Occorre poi tornare nelle piazze e in ogni sede a difendere il diritto ad un’alternativa nel nostro Paese. E’ una battaglia di democrazia. Forse da questo punto di vista Mattarella, col suo gesto insensato, ha agevolato la definitiva sepoltura del PD  e di chi, stoltamente, indugia a stargli intorno. La partita si gioca ormai fra 5 Stelle e Lega. Il futuro governo sarà di quella che, fra queste due forze, risulterà vincitrice. Tertium non datur. Non mi pare difficile decidere da che parte stare.

2 commenti

  • 1 Aladin
    29 Maggio 2018 - 10:22

    Anche su Aladinews: http://www.aladinpensiero.it/?p=82987

  • 2 aldo lobina
    29 Maggio 2018 - 11:36

    Un altro Mattarellum, diverso questa volta. Mattarella dunque al plurale: né l’uno né l’altro hanno giovato alla nostra democrazia. Il professore Pubusa ha descritto una situazione paradossale. Siamo di fronte anche ad un Parlamento eletto con una legge partitocratica voluta soprattutto da un partito in attesa di essere cremato il giorno in cui si tornerà alle urne. Un Parlamento dove la maggioranza potenziale è stata superata da un veto, grave per le sue conseguenze. Sono certo che il corpo elettorale reagirà formidabilmente di fronte a quanto è accaduto. La democrazia purtroppo si alimenta anche di questi strappi. La Costituzione non può essere tirata da una parte o dall’altra a seconda delle convenienze.
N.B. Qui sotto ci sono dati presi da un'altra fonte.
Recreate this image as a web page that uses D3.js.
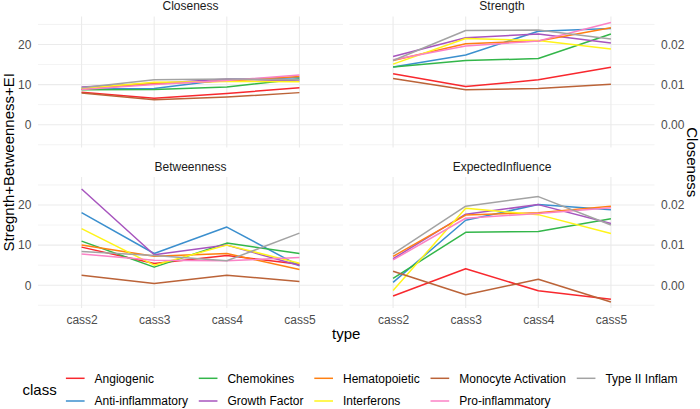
<!DOCTYPE html>
<html>
<head>
<meta charset="utf-8">
<script src="https://cdn.jsdelivr.net/npm/d3@7"></script>
<style>
  html, body { margin: 0; padding: 0; background: #fff; }
  svg { display: block; font-family: "Liberation Sans", Arial, Helvetica, sans-serif; }
</style>
</head>
<body>
<svg id="chart" width="700" height="409"></svg>
<script>
// ---------------- data ----------------
const categories = ["cass2", "cass3", "cass4", "cass5"];
const classes = ["Angiogenic", "Anti-inflammatory", "Chemokines", "Growth Factor",
  "Hematopoietic", "Interferons", "Monocyte Activation", "Pro-inflammatory", "Type II Inflam"];
const classColors = ["#F8282E", "#3B8FCE", "#33B64A", "#A755BE", "#FF8012",
  "#FFF41A", "#BB6338", "#FB82C6", "#A3A3A3"];
const panelNames = ["Closeness", "Strength", "Betweenness", "ExpectedInfluence"];

// values per class (rows follow `classes`), columns follow `categories`
const closeness = [
  [8.1, 6.6, 7.8, 9.2],
  [8.9, 9.0, 11.3, 11.7],
  [8.7, 8.8, 9.4, 11.4],
  [9.4, 10.3, 11.4, 10.9],
  [8.9, 10.2, 10.9, 12.0],
  [9.0, 10.6, 10.8, 10.7],
  [7.9, 6.2, 6.9, 8.0],
  [8.8, 10.0, 11.0, 12.4],
  [9.2, 11.2, 11.4, 11.2]
];
const strength = [
  [12.7, 9.5, 11.2, 14.3],
  [14.4, 17.4, 23.3, 24.0],
  [14.4, 16.0, 16.5, 22.6],
  [17.0, 21.7, 22.6, 20.4],
  [16.0, 20.2, 20.9, 24.2],
  [15.1, 21.5, 21.0, 18.9],
  [11.5, 8.7, 9.0, 10.1],
  [16.2, 19.6, 20.9, 25.5],
  [16.0, 23.5, 23.6, 21.4]
];
const betweenness = [
  [9.5, 5.4, 7.4, 5.2],
  [18.1, 7.9, 14.5, 4.8],
  [11.0, 4.5, 10.5, 7.9],
  [24.0, 7.6, 10.0, 4.9],
  [10.0, 7.2, 7.9, 3.9],
  [14.1, 5.0, 10.0, 5.5],
  [2.5, 0.4, 2.5, 0.9],
  [7.8, 6.2, 6.1, 6.9],
  [8.4, 7.4, 6.1, 13.0]
];
const expectedInfluence = [
  [-2.7, 4.1, -1.4, -3.5],
  [0.7, 16.2, 20.1, 18.8],
  [1.7, 13.2, 13.4, 16.6],
  [6.6, 17.7, 20.1, 15.4],
  [7.2, 17.5, 18.1, 19.7],
  [-1.3, 19.2, 17.6, 12.9],
  [3.5, -2.4, 1.5, -4.2],
  [6.3, 16.7, 17.9, 19.3],
  [7.8, 19.7, 22.1, 15.0]
];
const leftTicks = [0, 10, 20];
const rightTicks = [0.00, 0.01, 0.02];
const yTitle = "Stregnth+Betweenness+EI";
const y2Title = "Closeness";
const xTitle = "type";
const legendTitle = "class";

// ---------------- layout ----------------
const svg = d3.select("#chart");
const panelData = [closeness, strength, betweenness, expectedInfluence];
const colX = [[38, 343], [349.5, 654.5]];
const rowY = [[16.5, 147.5], [177, 308]];

const allVals = panelData.flat(2);
const vmin = d3.min(allVals), vmax = d3.max(allVals);
const pad = (vmax - vmin) * 0.05;
const yDomain = [vmin - pad, vmax + pad];

const gridColor = "#EBEBEB";
const lineW = 1.5;

panelNames.forEach((name, i) => {
  const c = i % 2, r = Math.floor(i / 2);
  const x = d3.scalePoint().domain(categories).range(colX[c]).padding(0.6);
  const y = d3.scaleLinear().domain(yDomain).range([rowY[r][1], rowY[r][0]]);
  const g = svg.append("g");

  // minor grid
  const minor = d3.range(Math.ceil(yDomain[0] / 5) * 5, yDomain[1], 10).filter(v => Math.abs(v % 10) === 5);
  g.selectAll(".minor").data(minor).join("line")
    .attr("x1", colX[c][0]).attr("x2", colX[c][1])
    .attr("y1", d => y(d)).attr("y2", d => y(d))
    .attr("stroke", gridColor).attr("stroke-width", 0.6);
  // major grid
  g.selectAll(".major").data(leftTicks).join("line")
    .attr("x1", colX[c][0]).attr("x2", colX[c][1])
    .attr("y1", d => y(d)).attr("y2", d => y(d))
    .attr("stroke", gridColor).attr("stroke-width", 1.1);
  g.selectAll(".vmajor").data(categories).join("line")
    .attr("x1", d => x(d)).attr("x2", d => x(d))
    .attr("y1", rowY[r][0]).attr("y2", rowY[r][1])
    .attr("stroke", gridColor).attr("stroke-width", 1.1);

  // lines
  const line = d3.line().x((d, j) => x(categories[j])).y(d => y(d));
  g.selectAll(".series").data(panelData[i]).join("path")
    .attr("d", d => line(d))
    .attr("fill", "none")
    .attr("stroke", (d, k) => classColors[k])
    .attr("stroke-width", lineW)
    .attr("stroke-linejoin", "round");

  // strip title
  svg.append("text")
    .attr("x", (colX[c][0] + colX[c][1]) / 2)
    .attr("y", rowY[r][0] - 6.5)
    .attr("text-anchor", "middle")
    .attr("font-size", 12).attr("fill", "#1A1A1A")
    .text(name);

  // axes
  if (c === 0) {
    const ax = svg.append("g").attr("transform", `translate(${colX[c][0]},0)`)
      .call(d3.axisLeft(y).tickValues(leftTicks).tickSize(0).tickPadding(6.6).tickFormat(d3.format("d")));
    ax.select(".domain").remove();
    ax.selectAll("text").attr("font-size", 12).attr("fill", "#4D4D4D").attr("font-family", null);
  } else {
    const y2 = d3.scaleLinear().domain(yDomain.map(v => v / 1000)).range(y.range());
    const ax = svg.append("g").attr("transform", `translate(${colX[c][1]},0)`)
      .call(d3.axisRight(y2).tickValues(rightTicks).tickSize(0).tickPadding(6.6).tickFormat(d3.format(".2f")));
    ax.select(".domain").remove();
    ax.selectAll("text").attr("font-size", 12).attr("fill", "#4D4D4D").attr("font-family", null);
  }
  if (r === 1) {
    const ax = svg.append("g").attr("transform", `translate(0,${rowY[r][1]})`)
      .call(d3.axisBottom(x).tickSize(0).tickPadding(7.3));
    ax.select(".domain").remove();
    ax.selectAll("text").attr("font-size", 12).attr("fill", "#4D4D4D").attr("font-family", null);
  }
});

// axis titles
const midY = (rowY[0][0] + rowY[1][1]) / 2;
svg.append("text")
  .attr("transform", `translate(13.5,${midY}) rotate(-90)`)
  .attr("text-anchor", "middle").attr("font-size", 15).attr("fill", "#000")
  .text(yTitle);
svg.append("text")
  .attr("transform", `translate(686.5,${midY}) rotate(90)`)
  .attr("text-anchor", "middle").attr("font-size", 15).attr("fill", "#000")
  .text(y2Title);
svg.append("text")
  .attr("x", (colX[0][0] + colX[1][1]) / 2).attr("y", 338.5)
  .attr("text-anchor", "middle").attr("font-size", 15).attr("fill", "#000")
  .text(xTitle);

// legend
const leg = svg.append("g");
const rowsY = [378.3, 401];
const title = leg.append("text").attr("x", 0).attr("y", (rowsY[0] + rowsY[1]) / 2 + 5.3)
  .attr("font-size", 15).attr("fill", "#000").text(legendTitle);
let cx = title.node().getComputedTextLength() + 9.2;
const nCols = Math.ceil(classes.length / 2);
for (let col = 0; col < nCols; col++) {
  let maxW = 0;
  for (let rr = 0; rr < 2; rr++) {
    const k = col * 2 + rr;
    if (k >= classes.length) break;
    leg.append("line")
      .attr("x1", cx).attr("x2", cx + 18.7)
      .attr("y1", rowsY[rr]).attr("y2", rowsY[rr])
      .attr("stroke", classColors[k]).attr("stroke-width", lineW);
    const t = leg.append("text")
      .attr("x", cx + 28.7).attr("y", rowsY[rr] + 4.3)
      .attr("font-size", 12).attr("fill", "#000")
      .text(classes[k]);
    maxW = Math.max(maxW, t.node().getComputedTextLength());
  }
  cx += 28.7 + maxW + 10.8;
}
const bb = leg.node().getBBox();
leg.attr("transform", `translate(${350 - (bb.x + bb.width / 2)},0)`);
</script>
</body>
</html>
A tutti è fatto obbligo di rispettarne lo spirito. A ciascuno di fare qualche passo indietro nell’interesse generale. Anche se questo qualcuno si chiamasse presidente della Repubblica. La democrazia impegna al rispetto delle minoranze e delle maggioranze. Non si può, a mio avviso, affidare la guida di un governo a qualcuno, avendo pressoché la certezza della sua bocciatura davanti alle Camere. Sarebbe stato più logico allora affidare l’incarico a chi avesse avuto più possibilità matematiche di ottenere la fiducia e solo dopo - a risultato non conseguito - affidare l’incarico di governo tecnico. Siamo entrati in un vicolo chiuso dal quale dovremmo uscire il più presto possibile.